| AVAILABLE DATA |
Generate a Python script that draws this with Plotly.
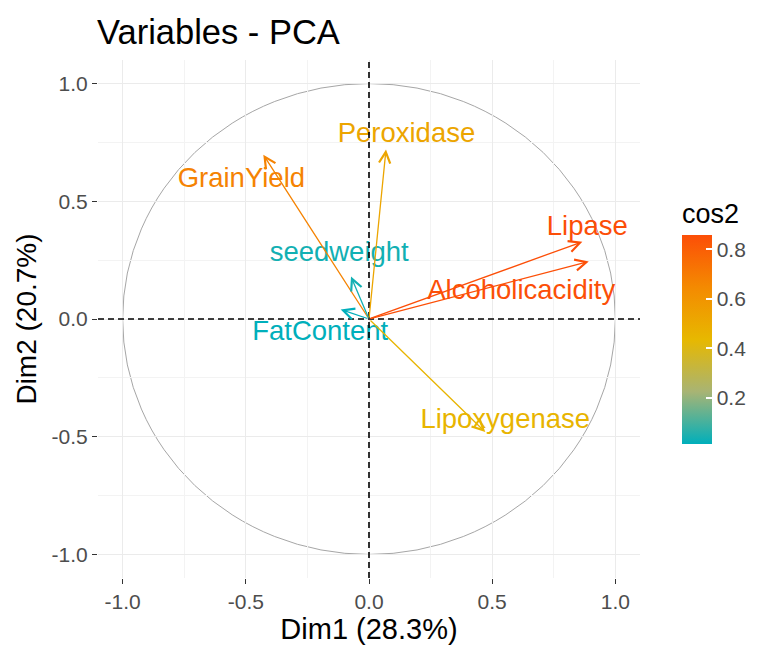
import plotly.graph_objects as go

variables = ["Peroxidase", "GrainYield", "seedweight", "FatContent", "Lipase", "Alcoholicacidity", "Lipoxygenase"]
dim1 = [0.069, -0.429, -0.073, -0.115, 0.866, 0.892, 0.472]
dim2 = [0.720, 0.698, 0.180, 0.040, 0.328, 0.244, -0.480]
label_x = [0.152, -0.518, -0.121, -0.198, 0.886, 0.618, 0.553]
label_y = [0.780, 0.590, 0.274, -0.062, 0.385, 0.113, -0.432]
cos2 = [a * a + b * b for a, b in zip(dim1, dim2)]
tick_vals = [-1.0, -0.5, 0.0, 0.5, 1.0]
tick_text = ["-1.0", "-0.5", "0.0", "0.5", "1.0"]
cbar_ticks = [0.2, 0.4, 0.6, 0.8]

FONT = "Liberation Sans, Arial, sans-serif"

stops = [(0.0, (0, 175, 187)), (0.25, (168, 180, 116)), (0.5, (231, 184, 0)),
         (0.75, (244, 138, 1)), (1.0, (252, 78, 7))]
colorscale = [[p, "rgb(%d,%d,%d)" % c] for p, c in stops]
cmin, cmax = min(cos2), max(cos2)


def color_for(v):
    t = (v - cmin) / (cmax - cmin)
    for (p0, c0), (p1, c1) in zip(stops[:-1], stops[1:]):
        if t <= p1:
            f = (t - p0) / (p1 - p0) if p1 > p0 else 0
            return "rgb(%d,%d,%d)" % tuple(round(a + (b - a) * f) for a, b in zip(c0, c1))
    return "rgb(%d,%d,%d)" % stops[-1][1]


colors = [color_for(v) for v in cos2]

fig = go.Figure()

# labels
fig.add_trace(go.Scatter(
    x=label_x, y=label_y, mode="text", text=variables,
    textfont=dict(family=FONT, size=27.5, color=colors),
    hoverinfo="skip", showlegend=False))

# colorbar carrier
fig.add_trace(go.Scatter(
    x=dim1, y=dim2, mode="markers",
    marker=dict(size=0.1, opacity=0, color=cos2, colorscale=colorscale, cmin=cmin, cmax=cmax,
                showscale=True,
                colorbar=dict(
                    title=dict(text="cos2", side="top",
                               font=dict(family=FONT, size=27, color="black")),
                    thickness=30, len=244, lenmode="pixels",
                    x=1.0775, xanchor="left", y=0.2587, yanchor="bottom",
                    xpad=0, ypad=0, outlinewidth=0,
                    tickvals=cbar_ticks, ticktext=["%.1f" % t for t in cbar_ticks],
                    ticks="inside", tickcolor="white", ticklen=6, tickwidth=1.5,
                    tickfont=dict(family=FONT, size=21, color="#4D4D4D"))),
    hoverinfo="skip", showlegend=False))

# arrows
for x, y, c in zip(dim1, dim2, colors):
    fig.add_annotation(x=x, y=y, ax=0, ay=0, xref="x", yref="y", axref="x", ayref="y",
                       text="", showarrow=True, arrowhead=5, arrowsize=1.7, arrowwidth=1.3,
                       arrowcolor=c, standoff=0, startstandoff=0)

# circle and dashed axes
fig.add_shape(type="circle", xref="x", yref="y", x0=-1, y0=-1, x1=1, y1=1,
              line=dict(color="#A6A6A6", width=1), layer="below")
fig.add_shape(type="line", xref="paper", yref="y", x0=0, x1=1, y0=0, y1=0,
              line=dict(color="black", width=1.6, dash="6px,4px"))
fig.add_shape(type="line", xref="x", yref="paper", x0=0, x1=0, y0=0, y1=1,
              line=dict(color="black", width=1.6, dash="6px,4px"))

axis_common = dict(
    range=[-1.1, 1.1], tickvals=tick_vals, ticktext=tick_text,
    showgrid=True, gridcolor="#EBEBEB", gridwidth=1.3, zeroline=False,
    ticks="outside", ticklen=5, tickcolor="#333333", tickwidth=1.3,
    tickfont=dict(family=FONT, size=21, color="#4D4D4D"),
    minor=dict(dtick=0.25, tick0=0, showgrid=True, gridcolor="#F3F3F3", gridwidth=0.8),
    showline=False, fixedrange=True, automargin=False,
)

# the page body has an 8px margin; figure sized so the plot area lands where the reference has it
fig.update_layout(
    width=766, height=637,
    margin=dict(l=90, r=134, t=52, b=67),
    paper_bgcolor="white", plot_bgcolor="white",
    title=dict(text="Variables - PCA", x=89 / 766, xanchor="left", xref="container",
               y=1 - 24 / 637, yanchor="middle",
               font=dict(family=FONT, size=34.5, color="black")),
    xaxis=dict(axis_common,
               title=dict(text="Dim1 (28.3%)", standoff=4,
                          font=dict(family=FONT, size=29, color="black"))),
    yaxis=dict(axis_common,
               title=dict(text="Dim2 (20.7%)", standoff=6,
                          font=dict(family=FONT, size=28, color="black"))),
)

fig.write_html("out.html")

| EXERCISE |
Transcribe all of the material exactly, leaving out whatever pictures it contains.

| RESULT |
Generate a Python script that draws this with Plotly.
import plotly.graph_objects as go

variables = ["Peroxidase", "GrainYield", "seedweight", "FatContent", "Lipase", "Alcoholicacidity", "Lipoxygenase"]
dim1 = [0.069, -0.429, -0.073, -0.115, 0.866, 0.892, 0.472]
dim2 = [0.720, 0.698, 0.180, 0.040, 0.328, 0.244, -0.480]
label_x = [0.152, -0.518, -0.121, -0.198, 0.886, 0.618, 0.553]
label_y = [0.780, 0.590, 0.274, -0.062, 0.385, 0.113, -0.432]
cos2 = [a * a + b * b for a, b in zip(dim1, dim2)]
tick_vals = [-1.0, -0.5, 0.0, 0.5, 1.0]
tick_text = ["-1.0", "-0.5", "0.0", "0.5", "1.0"]
cbar_ticks = [0.2, 0.4, 0.6, 0.8]

FONT = "Liberation Sans, Arial, sans-serif"

stops = [(0.0, (0, 175, 187)), (0.25, (168, 180, 116)), (0.5, (231, 184, 0)),
         (0.75, (244, 138, 1)), (1.0, (252, 78, 7))]
colorscale = [[p, "rgb(%d,%d,%d)" % c] for p, c in stops]
cmin, cmax = min(cos2), max(cos2)


def color_for(v):
    t = (v - cmin) / (cmax - cmin)
    for (p0, c0), (p1, c1) in zip(stops[:-1], stops[1:]):
        if t <= p1:
            f = (t - p0) / (p1 - p0) if p1 > p0 else 0
            return "rgb(%d,%d,%d)" % tuple(round(a + (b - a) * f) for a, b in zip(c0, c1))
    return "rgb(%d,%d,%d)" % stops[-1][1]


colors = [color_for(v) for v in cos2]

fig = go.Figure()

# labels
fig.add_trace(go.Scatter(
    x=label_x, y=label_y, mode="text", text=variables,
    textfont=dict(family=FONT, size=27.5, color=colors),
    hoverinfo="skip", showlegend=False))

# colorbar carrier
fig.add_trace(go.Scatter(
    x=dim1, y=dim2, mode="markers",
    marker=dict(size=0.1, opacity=0, color=cos2, colorscale=colorscale, cmin=cmin, cmax=cmax,
                showscale=True,
                colorbar=dict(
                    title=dict(text="cos2", side="top",
                               font=dict(family=FONT, size=27, color="black")),
                    thickness=30, len=244, lenmode="pixels",
                    x=1.0775, xanchor="left", y=0.2587, yanchor="bottom",
                    xpad=0, ypad=0, outlinewidth=0,
                    tickvals=cbar_ticks, ticktext=["%.1f" % t for t in cbar_ticks],
                    ticks="inside", tickcolor="white", ticklen=6, tickwidth=1.5,
                    tickfont=dict(family=FONT, size=21, color="#4D4D4D"))),
    hoverinfo="skip", showlegend=False))

# arrows
for x, y, c in zip(dim1, dim2, colors):
    fig.add_annotation(x=x, y=y, ax=0, ay=0, xref="x", yref="y", axref="x", ayref="y",
                       text="", showarrow=True, arrowhead=5, arrowsize=1.7, arrowwidth=1.3,
                       arrowcolor=c, standoff=0, startstandoff=0)

# circle and dashed axes
fig.add_shape(type="circle", xref="x", yref="y", x0=-1, y0=-1, x1=1, y1=1,
              line=dict(color="#A6A6A6", width=1), layer="below")
fig.add_shape(type="line", xref="paper", yref="y", x0=0, x1=1, y0=0, y1=0,
              line=dict(color="black", width=1.6, dash="6px,4px"))
fig.add_shape(type="line", xref="x", yref="paper", x0=0, x1=0, y0=0, y1=1,
              line=dict(color="black", width=1.6, dash="6px,4px"))

axis_common = dict(
    range=[-1.1, 1.1], tickvals=tick_vals, ticktext=tick_text,
    showgrid=True, gridcolor="#EBEBEB", gridwidth=1.3, zeroline=False,
    ticks="outside", ticklen=5, tickcolor="#333333", tickwidth=1.3,
    tickfont=dict(family=FONT, size=21, color="#4D4D4D"),
    minor=dict(dtick=0.25, tick0=0, showgrid=True, gridcolor="#F3F3F3", gridwidth=0.8),
    showline=False, fixedrange=True, automargin=False,
)

# the page body has an 8px margin; figure sized so the plot area lands where the reference has it
fig.update_layout(
    width=766, height=637,
    margin=dict(l=90, r=134, t=52, b=67),
    paper_bgcolor="white", plot_bgcolor="white",
    title=dict(text="Variables - PCA", x=89 / 766, xanchor="left", xref="container",
               y=1 - 24 / 637, yanchor="middle",
               font=dict(family=FONT, size=34.5, color="black")),
    xaxis=dict(axis_common,
               title=dict(text="Dim1 (28.3%)", standoff=4,
                          font=dict(family=FONT, size=29, color="black"))),
    yaxis=dict(axis_common,
               title=dict(text="Dim2 (20.7%)", standoff=6,
                          font=dict(family=FONT, size=28, color="black"))),
)

fig.write_html("out.html")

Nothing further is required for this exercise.